Willow goes to Anya's apartment and asks her to help find the demon that skinned the tagger. They do that great Season Four/Five location spell and discover its cave hideout, but Anya tells Willow she'll have to do it alone because Anya's on probation from the Vengeance Demon Alliance of America for her actions last episode, and can no longer teleport. Willow walks to the cave and goes inside.

Dawn, interestingly, has become a pseudo-Willow now, and searches on the computer for a demon that skins its victims. She discovers one called Gnarl that has paralysing claws that immobilise its victims, which it eats the skin of. I read somewhere that that Kojo guy on "Entertainment Tonight" is also one of those.

Buffy goes to Spike to get him to lead her to the location of Gnarl, since he can smell the blood trail (?), and they (Xander and Dawn included) go to the cave. They go inside and Gnarl springs out. He's among the most elaborate demons they've shown us, with a full body prosthetic, claws, eyes, teeth, a spine, etc., and looks like the baby Hillary Clinton would have . . . if empregnated by Gollum.

Gnarl slashes at Dawn, who goes stiff, and Buffy and company get her out of there, closing up the cave's entrance behind them. Little do they know that Willow is inside the cave, also scratched by Gnarl, and lies helpless there. In one of the more disturbing "Buffy" scenes yet, Gnarl chitters and dances, then proceeds to cut a strip of flesh off Willow's stomach and eat it. The demon also reminds her that her friends abandoned her and that she'll be all alone when she dies.

At Buffy's house, Dawn is paralysed, and Buffy calls Anya to take care of her while she goes back to slay Gnarl. Anya mentions seeing Willow, and that she was going to the cave too, so Buffy takes Anya with her when she returns to the cave.

They go inside and Buffy fights the demon, while Anya comforts Willow. She tells her that her friends didn't abandon her at all. I guess Gnarl's weak spot was his eyes, 'cause Buffy gouges them both out and kills him. The paralysis of Willow and Dawn lifts, and Willow becomes visible again. They take Willow back home and lay her in her old bed, which may have been Joyce's bed too, but I don't know.

Fear not, midriff fans, Willow is able, with meditation and magic, to heal the skin that was removed. She also reveals that she inadvertently caused the invisibility when she was afraid to face her friends. Buffy reveals that she did wonder if Willow had skinned that guy, but that Xander never did. Which is cool, but it is defused by a comment that Xander can afford to think the best of people, 'cause he's just a normal old boring guy and not a superhero like the rest of them. Poor guy.

Hey, Batman ain't got no superpowers, and he's the second-best superhero of them all.

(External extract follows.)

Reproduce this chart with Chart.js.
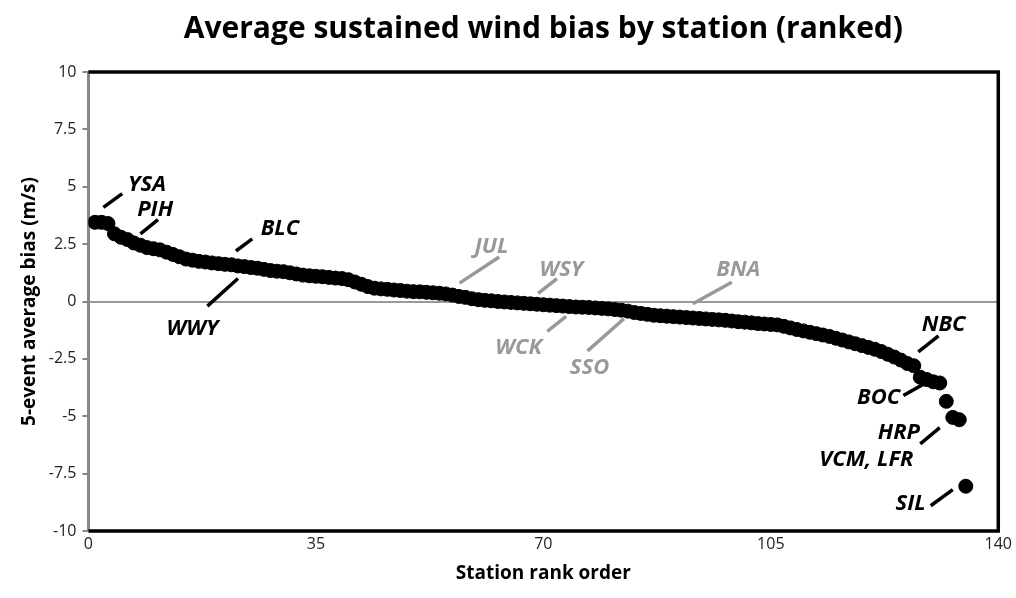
<!DOCTYPE html>
<html><head><meta charset="utf-8">
<script src="https://cdn.jsdelivr.net/npm/chart.js@4"></script>
<style>html,body{margin:0;background:#fff}#w{width:1016px;height:598px}</style>
</head><body><div id="w"><canvas id="c"></canvas></div>
<script>
const bias = [
3.45,3.45,3.4,
2.95,2.8,2.7,2.55,2.45,
2.35,2.3,2.25,2.15,2.05,1.95,
1.85,1.8,1.75,1.72,1.68,1.65,1.62,1.6,
1.55,1.52,1.48,1.45,1.4,1.35,1.32,1.3,
1.25,1.2,1.15,1.12,1.1,1.08,1.05,1.02,1.0,0.95,
0.85,0.75,0.65,0.58,0.55,
0.53,0.5,0.48,0.45,0.43,0.42,0.4,0.38,0.36,0.33,
0.28,0.22,0.18,0.12,0.08,0.05,0.03,0.0,
-0.02,-0.04,-0.06,-0.08,-0.1,-0.12,-0.14,
-0.16,-0.18,-0.2,-0.22,-0.24,-0.25,-0.26,-0.28,-0.3,-0.32,-0.35,-0.38,-0.42,
-0.48,-0.52,-0.56,-0.6,-0.62,-0.64,-0.66,-0.68,-0.7,-0.72,-0.74,
-0.76,-0.78,-0.8,-0.82,-0.85,-0.88,-0.9,-0.93,-0.96,-0.98,-1.0,-1.02,
-1.08,-1.15,-1.22,-1.28,-1.34,-1.4,-1.46,-1.52,
-1.6,-1.68,-1.76,-1.84,-1.92,-2.0,-2.08,-2.18,
-2.3,-2.42,-2.55,-2.7,-2.8,
-3.3,-3.4,-3.5,-3.55,
-4.35,
-5.05,-5.15,
-8.05];
const ranks = bias.map((v,i)=>i+1);
const chartTitle = "Average sustained wind bias by station (ranked)";
// station annotations: [text, textX, textY, align, lineX1, lineY1, lineX2, lineY2, colour]
const labels = [
 ["YSA",6.1,5.1,"left",2.3,4.1,5.2,4.7,"#000"],
 ["PIH",7.5,4.0,"left",8,2.95,10.7,3.57,"#000"],
 ["BLC",26.5,3.15,"left",22.7,2.2,25.2,2.73,"#000"],
 ["WWY",16,-1.2,"center",18.3,-0.2,23,1.0,"#000"],
 ["JUL",59.4,2.4,"left",57.1,0.8,63.2,1.94,"#999"],
 ["WSY",69.4,1.4,"left",69.2,0.35,72.1,1.0,"#999"],
 ["WCK",66.2,-2.0,"center",70.6,-1.3,73.5,-0.65,"#999"],
 ["SSO",77.1,-2.9,"center",76.8,-2.15,82.4,-0.75,"#999"],
 ["BNA",100,1.4,"center",93,-0.1,99,0.84,"#999"],
 ["NBC",131.6,-1.0,"center",127.7,-2.2,130.8,-1.5,"#000"],
 ["BOC",121.6,-4.2,"center",125.4,-4.1,128.5,-3.6,"#000"],
 ["HRP",124.7,-5.7,"center",128,-6.2,131,-5.5,"#000"],
 ["VCM, LFR",119.7,-6.9,"center",null,null,null,null,"#000"],
 ["SIL",126.5,-8.8,"center",129.6,-8.9,133,-8.2,"#000"]
];
const annot = {id:"annot", afterDatasetsDraw(ch){
  const c=ch.ctx, x=ch.scales.x, y=ch.scales.y, a=ch.chartArea;
  c.save();
  for(const l of labels){
    c.strokeStyle=l[8]; c.fillStyle=l[8]; c.lineWidth=3.5;
    if(l[4]!==null){c.beginPath();c.moveTo(x.getPixelForValue(l[4]),y.getPixelForValue(l[5]));c.lineTo(x.getPixelForValue(l[6]),y.getPixelForValue(l[7]));c.stroke();}
    c.font="italic bold 22px 'Open Sans'"; c.textAlign=l[3]; c.textBaseline="middle";
    c.fillText(l[0],x.getPixelForValue(l[1]),y.getPixelForValue(l[2]));
  }
  c.fillStyle="#000"; c.font="bold 30px 'Open Sans'"; c.textAlign="center"; c.textBaseline="middle";
  c.fillText(chartTitle,(a.left+a.right)/2,29);
  c.strokeStyle="#000"; c.lineWidth=3.5; c.beginPath();
  c.moveTo(a.left,a.top);c.lineTo(a.right,a.top);c.lineTo(a.right,a.bottom);c.lineTo(a.left,a.bottom);c.stroke();
  c.restore();
}};
new Chart(document.getElementById("c"),{
 type:"scatter",
 data:{datasets:[{data:ranks.map((r,i)=>({x:r,y:bias[i]})),backgroundColor:"#000",borderColor:"#000",pointRadius:7,pointHoverRadius:7}]},
 options:{responsive:true,maintainAspectRatio:false,animation:false,
  layout:{padding:{left:14,right:14,top:72,bottom:9}},
  plugins:{legend:{display:false},tooltip:{enabled:false},title:{display:false}},
  scales:{
   x:{type:"linear",min:0,max:140,ticks:{stepSize:35,color:"#222",font:{family:"'Open Sans'",size:16},padding:4},
      grid:{display:false,drawTicks:false},border:{display:false},
      title:{display:true,text:"Station rank order",color:"#000",font:{family:"'Open Sans'",size:19,weight:"bold"},padding:{top:4}}},
   y:{min:-10,max:10,ticks:{stepSize:2.5,color:"#222",font:{family:"'Open Sans'",size:16},padding:6},
      grid:{color:c=>c.tick.value===0?"#999":"transparent",lineWidth:2,drawTicks:true,tickLength:6,tickColor:"#888"},
      border:{display:true,color:"#888",width:3},
      title:{display:true,text:"5-event average bias (m/s)",color:"#000",font:{family:"'Open Sans'",size:19,weight:"bold"},padding:{bottom:2}}}
  }}
 ,plugins:[annot]});
</script></body></html>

But you knew that, didn't you?

Rish

*And you wondered how Vin Diesel and Nelly Furtado were so famous for a while.

**A year ago at this time, tyranist and I were applauding with delight when Emma Caulfield's name showed up in the guest star list. I loved her so much and found her so uniquely delightful. But now, every time I see Anya, I want to yell at the screen, "Why are you still on the show? Go make DARKNESS FALLS and then disappear forever!" I'll admit it's unkind, and I can't really explain it myself. I guess I just dislike the change her character made, as I've disliked several arcs on these two shows lately. Sorry, Anya/Emma.